Un temps à destination des jeunes publics est aussi prévu le jeudi 5 juin à 14h30, avec des actions de médiation destinées aux élèves de maternelle, primaire, collège et lycée. Cette dimension éducative constitue l’un des piliers de la manifestation, qui entend aussi « transmettre à une nouvelle génération les outils de lecture du monde que sont la langue et la création artistique ».

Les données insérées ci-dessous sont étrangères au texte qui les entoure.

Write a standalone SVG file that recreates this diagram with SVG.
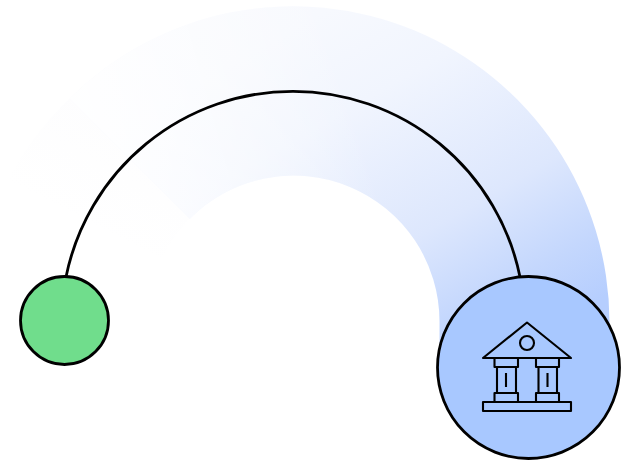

L’un des objectifs affichés est de rendre visible au-delà de l’île la création en langue corse, encore trop peu diffusée à l’extérieur des circuits militants ou insulaires. « L'Università Statinale di Teatru répond à la difficulté pour le théâtre en langue corse de se faire connaître au-delà des frontières insulaires et constitue un levier puissant pour dynamiser la création locale », affirme Davia Benedetti. L’événement s’inscrit aussi dans une dynamique scientifique et artistique, via le projet RIME Lab / Tourism’Lab, soutenu par le PIA UNITI. Le croisement des regards – entre chercheurs, artistes, publics et professionnels – nourrit une réflexion commune sur la place des langues minoritaires dans la création contemporaine. « Dans un monde où les nouvelles technologies tendent à uniformiser les imaginaires, la production et la diffusion d'œuvres en langues minoritaires devient un acte de résistance », insiste la directrice.
Une fabrique du possible
Par l’art, il s’agit ici de refonder un vivre ensemble fondé sur la reconnaissance des diversités, culturelles, linguistiques, sociales. Dans un contexte corse où les tensions identitaires et les mutations sociales sont vives, le théâtre peut devenir – ou redevenir – un espace d’expression, de transmission et de débat. « L’Università Statinale di Teatru propose un espace de réflexion et d’expérimentation, une fabrique du possible, où l’art devient un terrain de construction identitaire et de projection collective », conclut Davia Benedetti. L’Université de Corse, fidèle à sa mission de service public, y joue pleinement son rôle, en accompagnant la structuration d’un pôle de création artistique et littéraire en langue corse.
Tous les événements sont gratuits, sans réservation, et s’adressent à un large public curieux, insulaire ou de passage, néophyte ou familier du théâtre, corse ou non corse. La langue n’est pas une barrière ici, mais le point de départ d’une rencontre.